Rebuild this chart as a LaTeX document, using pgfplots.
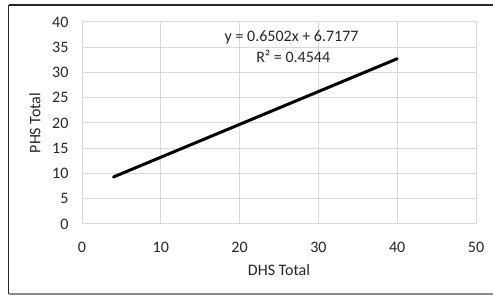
\documentclass[border=0pt]{standalone}
\usepackage{pgfplots}
\pgfplotsset{compat=1.18}
\usepackage{fontspec}
\setmainfont{Carlito}
\definecolor{gridgray}{RGB}{217,217,217}
\definecolor{txt}{RGB}{38,38,38}
\begin{document}
\begin{tikzpicture}[x=1pt,y=1pt]
\useasboundingbox (0,0) rectangle (493,296);
\fill[white] (0,0) rectangle (493,296);
\draw[line width=1.6pt, black!85] (8.5,2) -- (8.5,291) ;
\draw[line width=1.6pt, black!85] (8.5,291) -- (493,291);
\draw[line width=1.2pt, black!45] (8.5,2) -- (493,2);
\begin{axis}[
  at={(82pt,72pt)}, anchor=origin,
  scale only axis, width=394pt, height=202pt,
  xmin=0, xmax=50, ymin=0, ymax=40,
  xtick={0,10,...,50}, ytick={0,5,...,40},
  grid=major,
  major grid style={gridgray, line width=1pt},
  axis line style={gridgray, line width=1pt},
  tick style={draw=none},
  clip=false,
  /pgf/number format/assume math mode=true,
  ticklabel style={font=\fontsize{16}{18}\selectfont, text=txt},
  xticklabel style={anchor=center, yshift=-23pt},
  yticklabel style={anchor=east, xshift=-10pt},
  xlabel={DHS Total},
  ylabel={PHS Total},
  label style={font=\fontsize{16}{18}\selectfont, text=txt},
  xlabel style={at={(axis description cs:0.5,-0.2277)}, anchor=center},
  ylabel style={at={(axis description cs:-0.1193,0.5)}, anchor=center},
]
\addplot[black, line width=3pt, line cap=round] coordinates {(4,9.3185) (40,32.7257)};
\node[font=\fontsize{16}{18}\selectfont, text=txt, anchor=center] at (axis cs:26.6,37.0) {y = 0.6502x + 6.7177};
\node[font=\fontsize{16}{18}\selectfont, text=txt, anchor=center] at (axis cs:26.8,33.1) {R² = 0.4544};
\end{axis}
\end{tikzpicture}
\end{document}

*Problem statement*
Restate the data above word for word. Skip every picture.

*Reply to the task*
Rebuild this chart as a LaTeX document, using pgfplots.
\documentclass[border=0pt]{standalone}
\usepackage{pgfplots}
\pgfplotsset{compat=1.18}
\usepackage{fontspec}
\setmainfont{Carlito}
\definecolor{gridgray}{RGB}{217,217,217}
\definecolor{txt}{RGB}{38,38,38}
\begin{document}
\begin{tikzpicture}[x=1pt,y=1pt]
\useasboundingbox (0,0) rectangle (493,296);
\fill[white] (0,0) rectangle (493,296);
\draw[line width=1.6pt, black!85] (8.5,2) -- (8.5,291) ;
\draw[line width=1.6pt, black!85] (8.5,291) -- (493,291);
\draw[line width=1.2pt, black!45] (8.5,2) -- (493,2);
\begin{axis}[
  at={(82pt,72pt)}, anchor=origin,
  scale only axis, width=394pt, height=202pt,
  xmin=0, xmax=50, ymin=0, ymax=40,
  xtick={0,10,...,50}, ytick={0,5,...,40},
  grid=major,
  major grid style={gridgray, line width=1pt},
  axis line style={gridgray, line width=1pt},
  tick style={draw=none},
  clip=false,
  /pgf/number format/assume math mode=true,
  ticklabel style={font=\fontsize{16}{18}\selectfont, text=txt},
  xticklabel style={anchor=center, yshift=-23pt},
  yticklabel style={anchor=east, xshift=-10pt},
  xlabel={DHS Total},
  ylabel={PHS Total},
  label style={font=\fontsize{16}{18}\selectfont, text=txt},
  xlabel style={at={(axis description cs:0.5,-0.2277)}, anchor=center},
  ylabel style={at={(axis description cs:-0.1193,0.5)}, anchor=center},
]
\addplot[black, line width=3pt, line cap=round] coordinates {(4,9.3185) (40,32.7257)};
\node[font=\fontsize{16}{18}\selectfont, text=txt, anchor=center] at (axis cs:26.6,37.0) {y = 0.6502x + 6.7177};
\node[font=\fontsize{16}{18}\selectfont, text=txt, anchor=center] at (axis cs:26.8,33.1) {R² = 0.4544};
\end{axis}
\end{tikzpicture}
\end{document}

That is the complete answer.